TASK REQUIREMENTS: From the listing below, copy only the lines from the line that contains "Recreate this image" to the line that contains "(0,0) rectangle (657,442);", counting those two lines as part of the copy.

DATASET RECORDS:
- - - - - - -

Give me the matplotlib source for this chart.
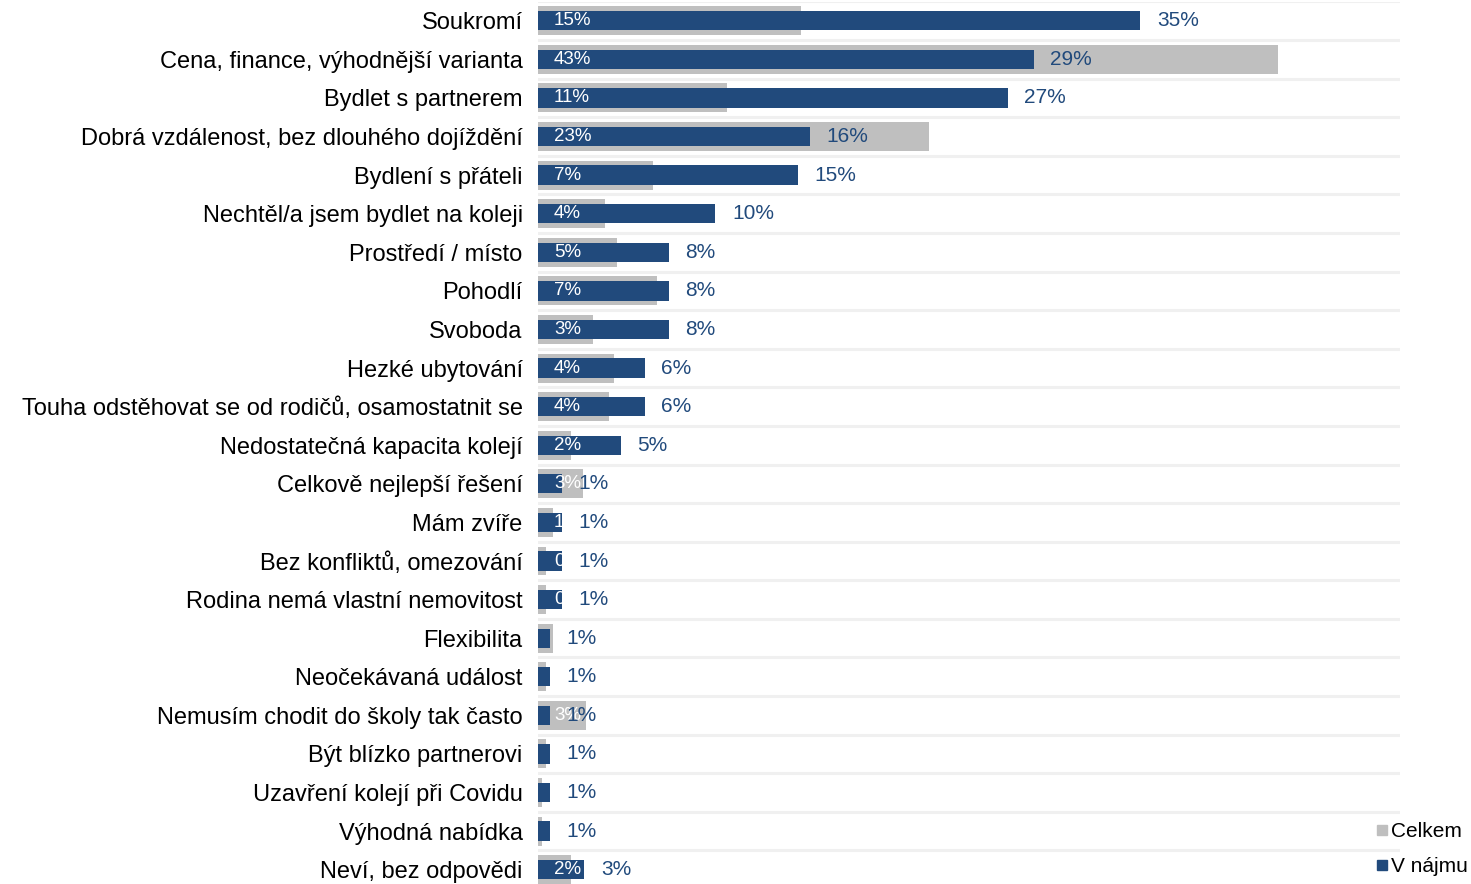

- - - - - - -

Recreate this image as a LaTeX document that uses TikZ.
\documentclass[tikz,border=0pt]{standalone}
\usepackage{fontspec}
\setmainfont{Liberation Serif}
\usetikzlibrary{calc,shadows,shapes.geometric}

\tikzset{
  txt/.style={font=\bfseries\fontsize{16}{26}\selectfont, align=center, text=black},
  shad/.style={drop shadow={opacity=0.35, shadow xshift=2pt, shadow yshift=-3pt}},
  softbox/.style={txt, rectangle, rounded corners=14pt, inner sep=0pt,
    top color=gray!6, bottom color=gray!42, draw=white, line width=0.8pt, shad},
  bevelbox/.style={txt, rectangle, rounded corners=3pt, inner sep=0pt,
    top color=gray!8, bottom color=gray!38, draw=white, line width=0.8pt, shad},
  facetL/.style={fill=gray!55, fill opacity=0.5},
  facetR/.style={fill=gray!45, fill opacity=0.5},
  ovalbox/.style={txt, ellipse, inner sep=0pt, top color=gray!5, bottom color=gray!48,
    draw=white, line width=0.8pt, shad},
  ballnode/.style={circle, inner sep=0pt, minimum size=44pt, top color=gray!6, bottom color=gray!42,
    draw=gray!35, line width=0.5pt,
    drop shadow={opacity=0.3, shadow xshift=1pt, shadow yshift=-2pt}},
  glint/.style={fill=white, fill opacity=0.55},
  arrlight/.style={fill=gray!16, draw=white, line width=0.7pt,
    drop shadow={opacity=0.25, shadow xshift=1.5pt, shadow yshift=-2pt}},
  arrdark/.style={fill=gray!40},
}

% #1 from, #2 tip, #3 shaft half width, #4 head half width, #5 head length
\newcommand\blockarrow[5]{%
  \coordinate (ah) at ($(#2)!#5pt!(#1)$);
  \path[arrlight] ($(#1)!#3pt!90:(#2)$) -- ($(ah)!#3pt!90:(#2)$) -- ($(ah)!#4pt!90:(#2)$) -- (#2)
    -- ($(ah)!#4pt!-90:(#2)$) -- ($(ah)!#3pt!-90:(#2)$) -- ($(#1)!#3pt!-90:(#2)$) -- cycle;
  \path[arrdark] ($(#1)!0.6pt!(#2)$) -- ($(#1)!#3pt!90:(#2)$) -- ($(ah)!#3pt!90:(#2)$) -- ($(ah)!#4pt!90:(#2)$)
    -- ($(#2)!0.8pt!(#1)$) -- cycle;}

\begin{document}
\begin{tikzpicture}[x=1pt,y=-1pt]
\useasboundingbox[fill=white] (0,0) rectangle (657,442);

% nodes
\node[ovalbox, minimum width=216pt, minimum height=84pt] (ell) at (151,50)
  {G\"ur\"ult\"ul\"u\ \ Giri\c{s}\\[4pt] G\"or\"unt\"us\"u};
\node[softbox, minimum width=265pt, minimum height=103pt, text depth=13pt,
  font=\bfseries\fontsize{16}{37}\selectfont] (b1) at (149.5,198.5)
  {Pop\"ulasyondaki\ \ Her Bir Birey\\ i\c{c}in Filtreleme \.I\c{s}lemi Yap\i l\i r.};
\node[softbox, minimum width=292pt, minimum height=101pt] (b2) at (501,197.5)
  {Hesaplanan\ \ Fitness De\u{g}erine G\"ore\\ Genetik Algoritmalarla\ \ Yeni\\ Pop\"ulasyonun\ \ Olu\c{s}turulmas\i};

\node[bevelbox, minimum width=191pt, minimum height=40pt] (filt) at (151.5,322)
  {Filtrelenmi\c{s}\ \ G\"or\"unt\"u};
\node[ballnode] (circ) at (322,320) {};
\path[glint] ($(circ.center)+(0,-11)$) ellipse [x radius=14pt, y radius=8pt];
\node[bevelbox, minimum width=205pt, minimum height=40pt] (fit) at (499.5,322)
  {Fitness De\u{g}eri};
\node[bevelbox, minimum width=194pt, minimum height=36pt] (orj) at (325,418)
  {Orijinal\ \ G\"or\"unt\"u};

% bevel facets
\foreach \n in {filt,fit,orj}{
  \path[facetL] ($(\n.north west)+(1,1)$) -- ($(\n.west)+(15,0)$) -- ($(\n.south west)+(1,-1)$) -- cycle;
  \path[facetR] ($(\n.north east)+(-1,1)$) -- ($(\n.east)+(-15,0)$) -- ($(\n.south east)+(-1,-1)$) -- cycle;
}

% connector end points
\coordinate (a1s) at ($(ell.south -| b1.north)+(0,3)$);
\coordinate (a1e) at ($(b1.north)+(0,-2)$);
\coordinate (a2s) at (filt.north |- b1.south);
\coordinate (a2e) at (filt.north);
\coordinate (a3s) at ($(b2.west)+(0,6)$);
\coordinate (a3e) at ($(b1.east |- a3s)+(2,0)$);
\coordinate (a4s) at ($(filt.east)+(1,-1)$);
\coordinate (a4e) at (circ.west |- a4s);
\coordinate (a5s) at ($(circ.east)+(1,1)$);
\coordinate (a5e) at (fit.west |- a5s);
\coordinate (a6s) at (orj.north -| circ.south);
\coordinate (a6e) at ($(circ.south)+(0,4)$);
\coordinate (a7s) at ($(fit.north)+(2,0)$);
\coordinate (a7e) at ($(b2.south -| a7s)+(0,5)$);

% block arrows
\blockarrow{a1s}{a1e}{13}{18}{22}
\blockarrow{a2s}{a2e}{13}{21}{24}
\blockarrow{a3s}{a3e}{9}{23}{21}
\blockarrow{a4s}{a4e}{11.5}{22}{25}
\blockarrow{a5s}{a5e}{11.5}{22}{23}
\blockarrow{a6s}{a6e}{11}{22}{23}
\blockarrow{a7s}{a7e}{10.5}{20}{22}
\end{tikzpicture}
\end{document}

- - - - - - -

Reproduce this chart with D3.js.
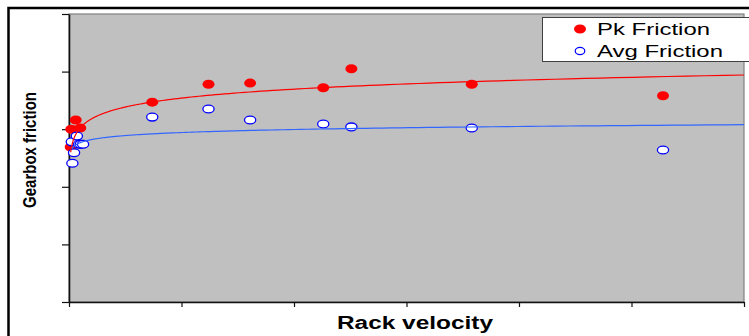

- - - - - - -

CORRECT ANSWER:
Recreate this image as a LaTeX document that uses TikZ.
\documentclass[tikz,border=0pt]{standalone}
\usepackage{fontspec}
\setmainfont{Liberation Serif}
\usetikzlibrary{calc,shadows,shapes.geometric}

\tikzset{
  txt/.style={font=\bfseries\fontsize{16}{26}\selectfont, align=center, text=black},
  shad/.style={drop shadow={opacity=0.35, shadow xshift=2pt, shadow yshift=-3pt}},
  softbox/.style={txt, rectangle, rounded corners=14pt, inner sep=0pt,
    top color=gray!6, bottom color=gray!42, draw=white, line width=0.8pt, shad},
  bevelbox/.style={txt, rectangle, rounded corners=3pt, inner sep=0pt,
    top color=gray!8, bottom color=gray!38, draw=white, line width=0.8pt, shad},
  facetL/.style={fill=gray!55, fill opacity=0.5},
  facetR/.style={fill=gray!45, fill opacity=0.5},
  ovalbox/.style={txt, ellipse, inner sep=0pt, top color=gray!5, bottom color=gray!48,
    draw=white, line width=0.8pt, shad},
  ballnode/.style={circle, inner sep=0pt, minimum size=44pt, top color=gray!6, bottom color=gray!42,
    draw=gray!35, line width=0.5pt,
    drop shadow={opacity=0.3, shadow xshift=1pt, shadow yshift=-2pt}},
  glint/.style={fill=white, fill opacity=0.55},
  arrlight/.style={fill=gray!16, draw=white, line width=0.7pt,
    drop shadow={opacity=0.25, shadow xshift=1.5pt, shadow yshift=-2pt}},
  arrdark/.style={fill=gray!40},
}

% #1 from, #2 tip, #3 shaft half width, #4 head half width, #5 head length
\newcommand\blockarrow[5]{%
  \coordinate (ah) at ($(#2)!#5pt!(#1)$);
  \path[arrlight] ($(#1)!#3pt!90:(#2)$) -- ($(ah)!#3pt!90:(#2)$) -- ($(ah)!#4pt!90:(#2)$) -- (#2)
    -- ($(ah)!#4pt!-90:(#2)$) -- ($(ah)!#3pt!-90:(#2)$) -- ($(#1)!#3pt!-90:(#2)$) -- cycle;
  \path[arrdark] ($(#1)!0.6pt!(#2)$) -- ($(#1)!#3pt!90:(#2)$) -- ($(ah)!#3pt!90:(#2)$) -- ($(ah)!#4pt!90:(#2)$)
    -- ($(#2)!0.8pt!(#1)$) -- cycle;}

\begin{document}
\begin{tikzpicture}[x=1pt,y=-1pt]
\useasboundingbox[fill=white] (0,0) rectangle (657,442);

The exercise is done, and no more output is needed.